- _Requirement_: Reproduce the listing below character for character; drop every image.
───── Information supplied ─────
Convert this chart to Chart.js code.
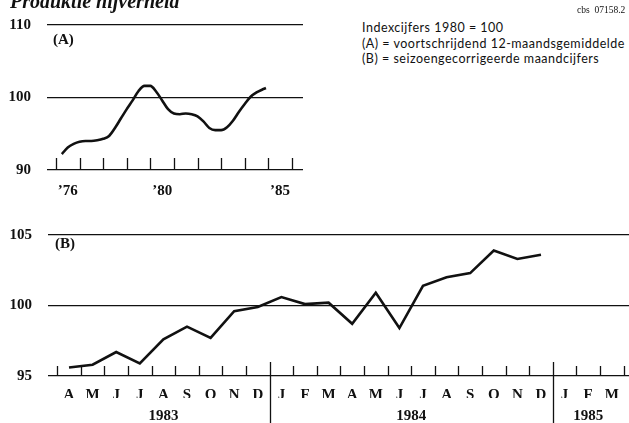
<!DOCTYPE html>
<html>
<head>
<meta charset="utf-8">
<script src="https://cdn.jsdelivr.net/npm/chart.js@4.4.0/dist/chart.umd.min.js"></script>
<style>
  html, body { margin: 0; padding: 0; background: #fff; }
  #page { position: relative; width: 629px; height: 423px; overflow: hidden; background: #fff; }
  canvas { position: absolute; left: 0; }
  #chartA { top: 0; }
  #chartB { top: 210px; }
  .lbl { position: absolute; white-space: nowrap; color: #111; }
  .serif { font-family: "Liberation Serif", serif; font-weight: bold; font-size: 15px; line-height: 15px; }
  #title { left: 10px; top: -9px; font-family: "Liberation Serif", serif; font-weight: bold; font-style: italic; font-size: 20px; line-height: 20px; }
  #code { left: 577px; top: 5px; font-family: "Liberation Serif", serif; font-size: 9.5px; }
  #notes { left: 362px; top: 20px; font-family: Lato, sans-serif; font-size: 12.5px; letter-spacing: 0.5px; line-height: 15.5px; }
</style>
</head>
<body>
<div id="page">
  <canvas id="chartA" width="320" height="210"></canvas>
  <canvas id="chartB" width="629" height="213"></canvas>
  <div id="title" class="lbl">Produktie nijverheid</div>
  <div id="code" class="lbl">cbs&nbsp;&nbsp;07158.2</div>
  <div id="notes" class="lbl">Indexcijfers 1980 = 100<br>(A) = voortschrijdend 12-maandsgemiddelde<br>(B) = seizoengecorrigeerde maandcijfers</div>
  <div class="lbl serif" style="left:53px; top:32px;">(A)</div>
  <div class="lbl serif" style="left:55px; top:236px;">(B)</div>
</div>
<script>
// (A) 12-month moving average, quarterly readings
const timesA = [1976.25, 1976.5, 1976.75, 1977, 1977.25, 1977.5, 1977.75, 1978, 1978.25, 1978.5, 1978.75,
  1979, 1979.25, 1979.5, 1979.75, 1980, 1980.25, 1980.5, 1980.75, 1981, 1981.25, 1981.5, 1981.75,
  1982, 1982.25, 1982.5, 1982.75, 1983, 1983.25, 1983.5, 1983.75, 1984, 1984.25, 1984.5, 1984.75, 1984.9];
const valuesA = [92.2, 93.1, 93.6, 93.9, 94.0, 94.0, 94.1, 94.3, 94.7, 95.8, 97.1,
  98.4, 99.6, 100.9, 101.6, 101.6, 100.8, 99.6, 98.4, 97.8, 97.7, 97.8, 97.7,
  97.4, 96.7, 95.8, 95.5, 95.5, 95.9, 96.8, 98.0, 99.1, 100.1, 100.7, 101.1, 101.3];
const yTicksA = [90, 100, 110];
const yearMarksA = [1976, 1977, 1978, 1979, 1980, 1981, 1982, 1983, 1984, 1985, 1986];
const labelYearsA = [1976, 1980, 1985];
const yearLabelsA = ["\u201976", "\u201980", "\u201985"];

// (B) seasonally adjusted monthly figures, April 1983 - December 1984
const monthsB = ["A", "M", "J", "J", "A", "S", "O", "N", "D",
  "J", "F", "M", "A", "M", "J", "J", "A", "S", "O", "N", "D",
  "J", "F", "M"];
const valuesB = [95.6, 95.8, 96.7, 95.9, 97.6, 98.5, 97.7, 99.6, 99.9,
  100.6, 100.1, 100.2, 98.7, 100.9, 98.4, 101.4, 102.0, 102.3, 103.9, 103.3, 103.6];
const yTicksB = [95, 100, 105];
const yearsB = ["1983", "1984", "1985"];
const yearBoundsB = [0, 9, 21, 24];

const INK = "#111";
const serif = { family: "'Liberation Serif', serif", size: 15, weight: "bold" };

// short tick marks standing up from the baseline, plus the long year dividers
const innerTicks = {
  id: "innerTicks",
  afterDraw(chart, args, opts) {
    const { ctx, chartArea } = chart;
    const xs = chart.scales.x;
    ctx.save();
    ctx.strokeStyle = INK;
    ctx.lineWidth = 1.3;
    ctx.beginPath();
    opts.values.forEach(v => {
      const px = Math.round(xs.getPixelForValue(v)) + 0.5;
      ctx.moveTo(px, chartArea.bottom);
      ctx.lineTo(px, chartArea.bottom - opts.length);
    });
    (opts.dividers || []).forEach(v => {
      const px = Math.round(xs.getPixelForValue(v)) + 0.5;
      ctx.moveTo(px, chartArea.bottom - opts.dividerUp);
      ctx.lineTo(px, chart.height);
    });
    ctx.stroke();
    ctx.restore();
  }
};

new Chart(document.getElementById("chartA"), {
  type: "line",
  data: {
    datasets: [{
      data: timesA.map((t, i) => ({ x: t, y: valuesA[i] })),
      borderColor: INK,
      borderWidth: 2.6,
      pointRadius: 0,
      cubicInterpolationMode: "monotone",
      fill: false
    }]
  },
  options: {
    responsive: false,
    animation: false,
    devicePixelRatio: 1,
    layout: { padding: { top: 25, right: 17, left: 0, bottom: 0 } },
    plugins: {
      legend: { display: false },
      tooltip: { enabled: false },
      innerTicks: { values: yearMarksA, length: 12 }
    },
    scales: {
      x: {
        type: "linear",
        min: 1975.62,
        max: 1986.47,
        grid: { display: false },
        border: { display: false },
        afterBuildTicks: s => { s.ticks = labelYearsA.map(y => ({ value: y + 0.5 })); },
        afterFit: s => { s.height = 40; },
        ticks: { autoSkip: false, maxRotation: 0, padding: 4, font: serif, color: INK,
          callback: (v, i) => yearLabelsA[i] }
      },
      y: {
        min: 90,
        max: 110,
        afterBuildTicks: s => { s.ticks = yTicksA.map(v => ({ value: v })); },
        afterFit: s => { s.width = 47; },
        grid: { color: INK, lineWidth: 1.3, drawTicks: false },
        border: { display: false },
        ticks: { padding: 16, font: serif, color: INK }
      }
    }
  },
  plugins: [innerTicks]
});

new Chart(document.getElementById("chartB"), {
  type: "line",
  data: {
    datasets: [{
      data: valuesB.map((v, i) => ({ x: i + 0.5, y: v })),
      borderColor: INK,
      borderWidth: 2.6,
      pointRadius: 0,
      tension: 0,
      fill: false
    }]
  },
  options: {
    responsive: false,
    animation: false,
    devicePixelRatio: 1,
    layout: { padding: { top: 22, right: 0, left: 0, bottom: 0 } },
    plugins: {
      legend: { display: false },
      tooltip: { enabled: false },
      innerTicks: {
        values: monthsB.map((m, i) => i).concat([monthsB.length]),
        length: 10,
        dividers: [yearBoundsB[1], yearBoundsB[2]],
        dividerUp: 14
      }
    },
    scales: {
      x: {
        type: "linear",
        min: -0.39,
        max: 24.23,
        grid: { display: false },
        border: { display: false },
        afterBuildTicks: s => { s.ticks = monthsB.map((m, i) => ({ value: i + 0.5 })); },
        afterFit: s => { s.height = 22; },
        ticks: { autoSkip: false, maxRotation: 0, padding: 2, font: serif, color: INK,
          callback: (v, i) => monthsB[i] }
      },
      x2: {
        type: "linear",
        position: "bottom",
        min: -0.39,
        max: 24.23,
        grid: { display: false },
        border: { display: false },
        afterBuildTicks: s => {
          s.ticks = yearsB.map((y, i) => ({ value: (yearBoundsB[i] + yearBoundsB[i + 1]) / 2 }));
        },
        afterFit: s => { s.height = 25; },
        ticks: { autoSkip: false, maxRotation: 0, padding: 1, font: serif, color: INK,
          callback: (v, i) => yearsB[i] }
      },
      y: {
        min: 95,
        max: 105,
        afterBuildTicks: s => { s.ticks = yTicksB.map(v => ({ value: v })); },
        afterFit: s => { s.width = 48; },
        grid: { color: INK, lineWidth: 1.3, drawTicks: false },
        border: { display: false },
        ticks: { padding: 16, font: serif, color: INK }
      }
    }
  },
  plugins: [innerTicks]
});
</script>
</body>
</html>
─────
- _Task result_:
Convert this chart to Chart.js code.
<!DOCTYPE html>
<html>
<head>
<meta charset="utf-8">
<script src="https://cdn.jsdelivr.net/npm/chart.js@4.4.0/dist/chart.umd.min.js"></script>
<style>
  html, body { margin: 0; padding: 0; background: #fff; }
  #page { position: relative; width: 629px; height: 423px; overflow: hidden; background: #fff; }
  canvas { position: absolute; left: 0; }
  #chartA { top: 0; }
  #chartB { top: 210px; }
  .lbl { position: absolute; white-space: nowrap; color: #111; }
  .serif { font-family: "Liberation Serif", serif; font-weight: bold; font-size: 15px; line-height: 15px; }
  #title { left: 10px; top: -9px; font-family: "Liberation Serif", serif; font-weight: bold; font-style: italic; font-size: 20px; line-height: 20px; }
  #code { left: 577px; top: 5px; font-family: "Liberation Serif", serif; font-size: 9.5px; }
  #notes { left: 362px; top: 20px; font-family: Lato, sans-serif; font-size: 12.5px; letter-spacing: 0.5px; line-height: 15.5px; }
</style>
</head>
<body>
<div id="page">
  <canvas id="chartA" width="320" height="210"></canvas>
  <canvas id="chartB" width="629" height="213"></canvas>
  <div id="title" class="lbl">Produktie nijverheid</div>
  <div id="code" class="lbl">cbs&nbsp;&nbsp;07158.2</div>
  <div id="notes" class="lbl">Indexcijfers 1980 = 100<br>(A) = voortschrijdend 12-maandsgemiddelde<br>(B) = seizoengecorrigeerde maandcijfers</div>
  <div class="lbl serif" style="left:53px; top:32px;">(A)</div>
  <div class="lbl serif" style="left:55px; top:236px;">(B)</div>
</div>
<script>
// (A) 12-month moving average, quarterly readings
const timesA = [1976.25, 1976.5, 1976.75, 1977, 1977.25, 1977.5, 1977.75, 1978, 1978.25, 1978.5, 1978.75,
  1979, 1979.25, 1979.5, 1979.75, 1980, 1980.25, 1980.5, 1980.75, 1981, 1981.25, 1981.5, 1981.75,
  1982, 1982.25, 1982.5, 1982.75, 1983, 1983.25, 1983.5, 1983.75, 1984, 1984.25, 1984.5, 1984.75, 1984.9];
const valuesA = [92.2, 93.1, 93.6, 93.9, 94.0, 94.0, 94.1, 94.3, 94.7, 95.8, 97.1,
  98.4, 99.6, 100.9, 101.6, 101.6, 100.8, 99.6, 98.4, 97.8, 97.7, 97.8, 97.7,
  97.4, 96.7, 95.8, 95.5, 95.5, 95.9, 96.8, 98.0, 99.1, 100.1, 100.7, 101.1, 101.3];
const yTicksA = [90, 100, 110];
const yearMarksA = [1976, 1977, 1978, 1979, 1980, 1981, 1982, 1983, 1984, 1985, 1986];
const labelYearsA = [1976, 1980, 1985];
const yearLabelsA = ["\u201976", "\u201980", "\u201985"];

// (B) seasonally adjusted monthly figures, April 1983 - December 1984
const monthsB = ["A", "M", "J", "J", "A", "S", "O", "N", "D",
  "J", "F", "M", "A", "M", "J", "J", "A", "S", "O", "N", "D",
  "J", "F", "M"];
const valuesB = [95.6, 95.8, 96.7, 95.9, 97.6, 98.5, 97.7, 99.6, 99.9,
  100.6, 100.1, 100.2, 98.7, 100.9, 98.4, 101.4, 102.0, 102.3, 103.9, 103.3, 103.6];
const yTicksB = [95, 100, 105];
const yearsB = ["1983", "1984", "1985"];
const yearBoundsB = [0, 9, 21, 24];

const INK = "#111";
const serif = { family: "'Liberation Serif', serif", size: 15, weight: "bold" };

// short tick marks standing up from the baseline, plus the long year dividers
const innerTicks = {
  id: "innerTicks",
  afterDraw(chart, args, opts) {
    const { ctx, chartArea } = chart;
    const xs = chart.scales.x;
    ctx.save();
    ctx.strokeStyle = INK;
    ctx.lineWidth = 1.3;
    ctx.beginPath();
    opts.values.forEach(v => {
      const px = Math.round(xs.getPixelForValue(v)) + 0.5;
      ctx.moveTo(px, chartArea.bottom);
      ctx.lineTo(px, chartArea.bottom - opts.length);
    });
    (opts.dividers || []).forEach(v => {
      const px = Math.round(xs.getPixelForValue(v)) + 0.5;
      ctx.moveTo(px, chartArea.bottom - opts.dividerUp);
      ctx.lineTo(px, chart.height);
    });
    ctx.stroke();
    ctx.restore();
  }
};

new Chart(document.getElementById("chartA"), {
  type: "line",
  data: {
    datasets: [{
      data: timesA.map((t, i) => ({ x: t, y: valuesA[i] })),
      borderColor: INK,
      borderWidth: 2.6,
      pointRadius: 0,
      cubicInterpolationMode: "monotone",
      fill: false
    }]
  },
  options: {
    responsive: false,
    animation: false,
    devicePixelRatio: 1,
    layout: { padding: { top: 25, right: 17, left: 0, bottom: 0 } },
    plugins: {
      legend: { display: false },
      tooltip: { enabled: false },
      innerTicks: { values: yearMarksA, length: 12 }
    },
    scales: {
      x: {
        type: "linear",
        min: 1975.62,
        max: 1986.47,
        grid: { display: false },
        border: { display: false },
        afterBuildTicks: s => { s.ticks = labelYearsA.map(y => ({ value: y + 0.5 })); },
        afterFit: s => { s.height = 40; },
        ticks: { autoSkip: false, maxRotation: 0, padding: 4, font: serif, color: INK,
          callback: (v, i) => yearLabelsA[i] }
      },
      y: {
        min: 90,
        max: 110,
        afterBuildTicks: s => { s.ticks = yTicksA.map(v => ({ value: v })); },
        afterFit: s => { s.width = 47; },
        grid: { color: INK, lineWidth: 1.3, drawTicks: false },
        border: { display: false },
        ticks: { padding: 16, font: serif, color: INK }
      }
    }
  },
  plugins: [innerTicks]
});

new Chart(document.getElementById("chartB"), {
  type: "line",
  data: {
    datasets: [{
      data: valuesB.map((v, i) => ({ x: i + 0.5, y: v })),
      borderColor: INK,
      borderWidth: 2.6,
      pointRadius: 0,
      tension: 0,
      fill: false
    }]
  },
  options: {
    responsive: false,
    animation: false,
    devicePixelRatio: 1,
    layout: { padding: { top: 22, right: 0, left: 0, bottom: 0 } },
    plugins: {
      legend: { display: false },
      tooltip: { enabled: false },
      innerTicks: {
        values: monthsB.map((m, i) => i).concat([monthsB.length]),
        length: 10,
        dividers: [yearBoundsB[1], yearBoundsB[2]],
        dividerUp: 14
      }
    },
    scales: {
      x: {
        type: "linear",
        min: -0.39,
        max: 24.23,
        grid: { display: false },
        border: { display: false },
        afterBuildTicks: s => { s.ticks = monthsB.map((m, i) => ({ value: i + 0.5 })); },
        afterFit: s => { s.height = 22; },
        ticks: { autoSkip: false, maxRotation: 0, padding: 2, font: serif, color: INK,
          callback: (v, i) => monthsB[i] }
      },
      x2: {
        type: "linear",
        position: "bottom",
        min: -0.39,
        max: 24.23,
        grid: { display: false },
        border: { display: false },
        afterBuildTicks: s => {
          s.ticks = yearsB.map((y, i) => ({ value: (yearBoundsB[i] + yearBoundsB[i + 1]) / 2 }));
        },
        afterFit: s => { s.height = 25; },
        ticks: { autoSkip: false, maxRotation: 0, padding: 1, font: serif, color: INK,
          callback: (v, i) => yearsB[i] }
      },
      y: {
        min: 95,
        max: 105,
        afterBuildTicks: s => { s.ticks = yTicksB.map(v => ({ value: v })); },
        afterFit: s => { s.width = 48; },
        grid: { color: INK, lineWidth: 1.3, drawTicks: false },
        border: { display: false },
        ticks: { padding: 16, font: serif, color: INK }
      }
    }
  },
  plugins: [innerTicks]
});
</script>
</body>
</html>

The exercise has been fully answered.